- Occupations: Writer and physician

= Robert Harrington (writer) =

English writer and physician

Robert Harrington (fl. 1815) was an English eccentric writer on natural philosophy, and physician.

==Biography==
Harrington became a member of the Company of Surgeons of London before 1781. He practised at Carlisle, where in 1810 he resided in Abbey Street (Picture of Carlisle, 1810, p. 131), and was still alive in 1815. Harrington was a believer in Phlogiston, and attempted to discredit Antoine Lavoisier's theory of combustion and other discoveries. He published:

- 'Philosophical and Experimental Inquiry into the First and General Principles of Life,' London, 1781 (Monthly Review, lxvi. 98).
- 'Thoughts on the Properties and Formations of different kinds of Air,' London, 1785 (ib. lxxiv. 449).
- 'Letter ... to Dr. Priestley, Messrs.
Cavendish, Lavoisier, and Kerwan ... to prove that their ... opinions of Inflammable and Dephlogisticated Airs forming Water, and the Acids being compounded of different Airs, are fallacious,' London, 1786.

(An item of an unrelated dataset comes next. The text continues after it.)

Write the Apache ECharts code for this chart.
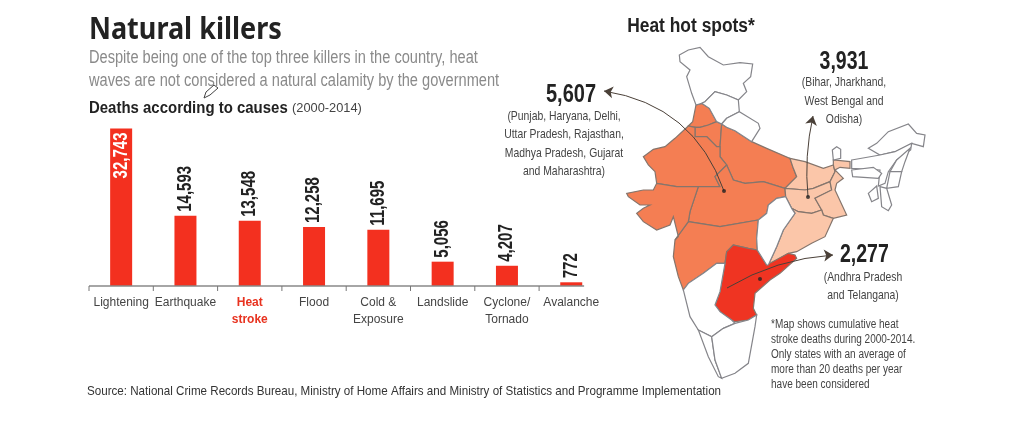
<!DOCTYPE html>
<html><head><meta charset="utf-8">
<style>html,body{margin:0;padding:0;background:#fff}#c{width:1024px;height:425px}</style>
<script src="https://cdn.jsdelivr.net/npm/echarts@6/dist/echarts.min.js"></script>
</head><body><div id="c"></div>
<script>
const categories = ['Lightening','Earthquake','Heat\nstroke','Flood','Cold &\nExposure','Landslide','Cyclone/\nTornado','Avalanche'];
const deaths = [32743,14593,13548,12258,11695,5056,4207,772];
const highlightCategory = 'Heat\nstroke';
const hotSpotTotals = {high:'5,607', mid:'3,931', top:'2,277'};

// Hand-traced outline of the base map, in a 3x trace frame of the picture.
const highStates = {
 Punjab:[228,195,245,190,268,205,290,245,265,255,240,262,225,262,205,258,218,245],
 Haryana:[240,262,265,255,290,245,305,252,300,320,290,320,260,290,225,290,225,262],
 UttarPradesh:[305,252,320,262,345,272,395,305,440,325,510,355,520,385,530,410,495,445,430,425,375,430,340,420,320,375,300,350,300,320],
 Rajasthan:[70,350,100,328,135,320,165,295,205,258,225,262,225,290,260,290,290,320,300,320,300,350,320,375,285,410,300,440,235,440,170,440,110,430,105,395,85,375],
 MadhyaPradesh:[235,440,300,440,285,410,320,375,340,420,375,430,430,425,495,445,497,470,470,475,445,495,440,520,415,540,300,560,205,545,210,515],
 Maharashtra:[205,545,300,560,415,540,410,595,412,630,385,625,340,615,320,635,315,670,290,670,250,700,205,730,190,750,175,710,160,650,165,600],
 Gujarat:[165,600,175,590,160,530,150,555,110,570,70,545,50,520,70,505,90,495,60,495,25,470,20,460,70,450,100,450,110,430,170,440,235,440,210,515,205,545]
};
const midStates = {
 Bihar:[510,355,555,365,610,385,640,375,645,395,630,425,580,445,555,450,495,445,530,410,520,385],
 Jharkhand:[495,445,555,450,580,445,630,425,635,450,585,475,605,510,575,520,535,515,515,505,497,470],
 WestBengal:[640,375,640,360,690,365,690,385,660,382,645,390,670,415,650,430,645,450,680,525,640,535,610,525,605,510,585,475,635,450,630,425,645,395],
 Odisha:[515,505,535,515,575,520,605,510,610,525,640,535,615,590,575,610,530,635,505,640,445,675,470,620,490,570,525,520]
};
const topStates = {
 AndhraTelangana:[340,615,385,625,412,630,440,675,505,640,525,645,530,655,480,700,450,720,405,760,400,805,410,825,385,840,345,845,335,840,300,815,285,795,300,755,315,670,320,635]
};
const otherStates = {
 Kashmir:[178,45,205,30,240,22,265,50,310,75,360,68,398,72,392,110,370,130,380,155,355,180,320,165,285,155,255,185,245,190,228,195,215,160,200,110,210,90,180,65],
 Himachal:[255,185,285,155,320,165,355,180,358,215,320,235,305,252,290,245,268,205,245,190],
 Uttarakhand:[320,235,358,215,415,250,420,265,395,305,345,272,320,262,305,252],
 Chhattisgarh:[445,495,470,475,497,470,515,505,525,520,490,570,470,620,445,675,440,675,412,630,410,595,415,540,440,520],
 Karnataka:[190,750,205,730,250,700,290,670,315,670,300,755,285,795,300,815,335,840,345,850,310,865,275,890,235,870,210,830],
 Kerala:[235,870,275,890,285,960,305,1015,295,1010,265,950],
 TamilNadu:[275,890,310,865,345,850,385,840,410,825,405,860,385,970,345,1000,305,1015,285,960],
 Sikkim:[637,330,650,320,662,328,662,355,640,360],
 Arunachal:[745,325,770,310,805,275,865,252,890,280,915,285,910,320,875,310,825,335,780,345],
 Assam:[695,360,780,345,825,335,875,310,872,330,830,360,805,395,795,430,775,438,780,390,695,385],
 Meghalaya:[695,390,760,382,785,400,775,415,698,410],
 Nagaland:[830,360,870,325,855,365,845,395,810,395],
 Manipur:[810,395,845,395,835,440,800,445],
 Mizoram:[780,440,800,445,815,495,805,512,785,500],
 Tripura:[745,460,770,438,775,475,755,485]
};
const pointer5607 = [[724,191],[604,91]];
const pointer3931 = [[808,197],[813,116]];
const pointer2277 = [[727,288],[833,255]];
const pointerDots = [[724,191],[808,197],[760,279]];

const SANS = '"Liberation Sans",sans-serif';
const tracePt = (u,v)=>[620+u/3, 40+v/3];
const ring = flat => { const r=[]; for(let i=0;i<flat.length;i+=2) r.push(tracePt(flat[i],flat[i+1])); r.push(r[0]); return r; };
const allGroups = [highStates,midStates,topStates,otherStates];
const features = [];
allGroups.forEach(g=>Object.keys(g).forEach(n=>features.push({type:'Feature',properties:{name:n},geometry:{type:'Polygon',coordinates:[ring(g[n])]}})));
echarts.registerMap('india',{type:'FeatureCollection',features});
let x0=1e9,x1=-1e9,y0=1e9,y1=-1e9;
features.forEach(f=>f.geometry.coordinates[0].forEach(p=>{x0=Math.min(x0,p[0]);x1=Math.max(x1,p[0]);y0=Math.min(y0,p[1]);y1=Math.max(y1,p[1]);}));

const regionStyle=(g,c)=>Object.keys(g).map(n=>({name:n,itemStyle:{areaColor:c,borderColor:'#85756c',borderWidth:1.2}}));

const txt=(text,x,y,font,color,scale,align)=>({type:'text',silent:true,z:20,x,y,scaleX:scale,style:{text,x:0,y:0,font,fill:color,align:align||'left',verticalAlign:'middle'}});
const D='13.5px '+SANS, F='12px '+SANS, B='bold 25px '+SANS, S=0.77, SF=0.835;
const texts=[
 txt('Natural killers',89,30,'bold 30px "Noto Sans"','#222',0.9),
 txt('Despite being one of the top three killers in the country, heat',89,58,'17.5px '+SANS,'#8a8a8a',0.835),
 txt('waves are not considered a natural calamity by the government',89,81,'17.5px '+SANS,'#8a8a8a',0.835),
 txt('Deaths according to causes',89,108,'bold 17px '+SANS,'#222',0.88),
 txt('(2000-2014)',292,108.5,'13.5px '+SANS,'#444',0.95),
 txt('Heat hot spots*',691,26,'bold 20px '+SANS,'#222',0.87,'center'),
 txt(hotSpotTotals.high,571,95,B,'#222',0.8,'center'),
 txt('(Punjab, Haryana, Delhi,',564,116,D,'#444',S,'center'),
 txt('Uttar Pradesh, Rajasthan,',564,134,D,'#444',S,'center'),
 txt('Madhya Pradesh, Gujarat',564,153,D,'#444',S,'center'),
 txt('and Maharashtra)',564,171,D,'#444',S,'center'),
 txt(hotSpotTotals.mid,844,62,B,'#222',0.78,'center'),
 txt('(Bihar, Jharkhand,',844,82,D,'#444',S,'center'),
 txt('West Bengal and',844,101,D,'#444',S,'center'),
 txt('Odisha)',844,119,D,'#444',S,'center'),
 txt(hotSpotTotals.top,840,255,B,'#222',0.78),
 txt('(Andhra Pradesh',863,277,D,'#444',S,'center'),
 txt('and Telangana)',863,295,D,'#444',S,'center'),
 txt('*Map shows cumulative heat',771,325,F,'#444',SF),
 txt('stroke deaths during 2000-2014.',771,340,F,'#444',SF),
 txt('Only states with an average of',771,355,F,'#444',SF),
 txt('more than 20 deaths per year',771,370,F,'#444',SF),
 txt('have been considered',771,385,F,'#444',SF),
 txt('Source: National Crime Records Bureau, Ministry of Home Affairs and Ministry of Statistics and Programme Implementation',87,391,'13.5px '+SANS,'#333',0.86)
];
const pencil={type:'polygon',silent:true,z:21,shape:{points:[[204,98],[206,92],[214,85],[218,88],[210,95]]},style:{fill:'#fff',stroke:'#444',lineWidth:1}};

const chart=echarts.init(document.getElementById('c'));
chart.setOption({
 animation:false,
 backgroundColor:'#fff',
 grid:{left:89,width:514.4,top:128.5,height:157.5},
 xAxis:{type:'category',data:categories.map(c=>c===highlightCategory?{value:c,textStyle:{color:'#e8321f',fontWeight:'bold'}}:c),
  axisLine:{show:false},axisTick:{show:false},
  axisLabel:{interval:0,margin:8,fontFamily:SANS,fontSize:12,color:'#444',lineHeight:17,verticalAlign:'top'}},
 yAxis:{type:'value',min:0,max:32743,show:false},
 geo:{map:'india',roam:false,silent:true,left:x0,top:y0,width:x1-x0,height:y1-y0,
  projection:{project:p=>p,unproject:p=>p},
  label:{show:false},
  itemStyle:{areaColor:'#fff',borderColor:'#85858a',borderWidth:1.2},
  regions:[...regionStyle(highStates,'#f47e53'),...regionStyle(midStates,'#fbc6a9'),...regionStyle(topStates,'#ef3422')]},
 series:[
  {type:'bar',barWidth:22,itemStyle:{color:'#f3301f'},z:3,data:deaths},
  {type:'custom',z:4,silent:true,encode:{x:0,y:1},data:deaths.map((v,i)=>[i,v]),
   renderItem:(params,api)=>{
     const v=api.value(1), p=api.coord([api.value(0),v]), inside=params.dataIndex===0;
     return {type:'text',x:p[0],y:inside?p[1]+4:p[1]-4,rotation:Math.PI/2,scaleX:0.77,
       style:{text:v.toLocaleString('en-US'),x:0,y:0,font:'bold 19.5px '+SANS,fill:inside?'#fff':'#222',
         align:inside?'right':'left',verticalAlign:'middle'}};
   }},
  {type:'lines',coordinateSystem:'geo',z:6,symbol:['none','arrow'],symbolSize:9,
   lineStyle:{color:'#4a4038',width:1,opacity:1},
   data:[{coords:pointer5607,lineStyle:{curveness:-0.3}},{coords:pointer3931,lineStyle:{curveness:0.08}},{coords:pointer2277,lineStyle:{curveness:0.12}}]},
  {type:'scatter',coordinateSystem:'geo',z:7,symbolSize:4,itemStyle:{color:'#222'},data:pointerDots}
 ],
 graphic:[...texts,pencil]
});
const band=chart.convertToPixel({xAxisIndex:0},1)-chart.convertToPixel({xAxisIndex:0},0);
const axisY=chart.convertToPixel({yAxisIndex:0},0);
const first=chart.convertToPixel({xAxisIndex:0},0)-band/2;
const axisMarks=[{type:'line',silent:true,z:5,shape:{x1:first,y1:axisY,x2:first+band*7.7,y2:axisY},style:{stroke:'#888',lineWidth:1.5}}];
categories.forEach((c,i)=>axisMarks.push({type:'line',silent:true,z:5,shape:{x1:first+band*i,y1:axisY,x2:first+band*i,y2:axisY+5},style:{stroke:'#777',lineWidth:1}}));
chart.setOption({graphic:[...texts,pencil,...axisMarks]});
</script></body></html>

- 'A Treatise on Air: containing New Experiments and Thoughts on Combustion; a full investigation of M. Lavoisier's System ... proving ... its erroneous principles,' London; 1791 . This work was published under the pseudonym of 'Richard Bewley, M.D.' (ib. 2nd ser. vi. 435, xiv. 462).
- 'Chemical Essays ... with Observations and Strictures on Dr. Priestley,' &c., London, 1794 (ib. vi. 435).
- 'A New System on Fire and Planetary Life, showing that the Sun and Planets are inhabited, and that they enjoy the same Temperament as our Earth : also an Elucidation of the Phenomena of Electricity and Magnetism,' 1796, 8vo (ib. xxii. 107).
- 'Some New Experiments, with Observations upon Heat ... also Letter to Henry Cavendish, esq.,' London, 1798.
- 'Experiments and Observations onVolta's Electric Pile. ... Also Observations on Dr. Herschell's Papers on Light and Heat,' Carlisle, 1801.
- 'The Death-warrant of the French Theory of Chemistry With a Theory fully ... accounting for all the Phenomena. Also a full ... Investigation of ... Galvanism, and Strictures upon the Chemical Opinions of Messrs. Weiglet, Cruickshanks, Davy, Leslie, Count Rumford, and Dr. Thompson; likewise Remarks upon Mr. Dalton's late Theory and other Observations,' 1804, 8vo.
- An Elucidation and Extension of the Harringtonian System of Chemistry, explaining all the Phenomena without one single Anomaly,' London, 1819. The Harringtonian system of the atmosphere was defended and developed in the *'Medical Spectator,' 1794, attributed to Dr. John Sherwin (Nichols, Lit. Anecd. ix. 150). Harrington's critics speak of his uncouth style and desultory reasoning.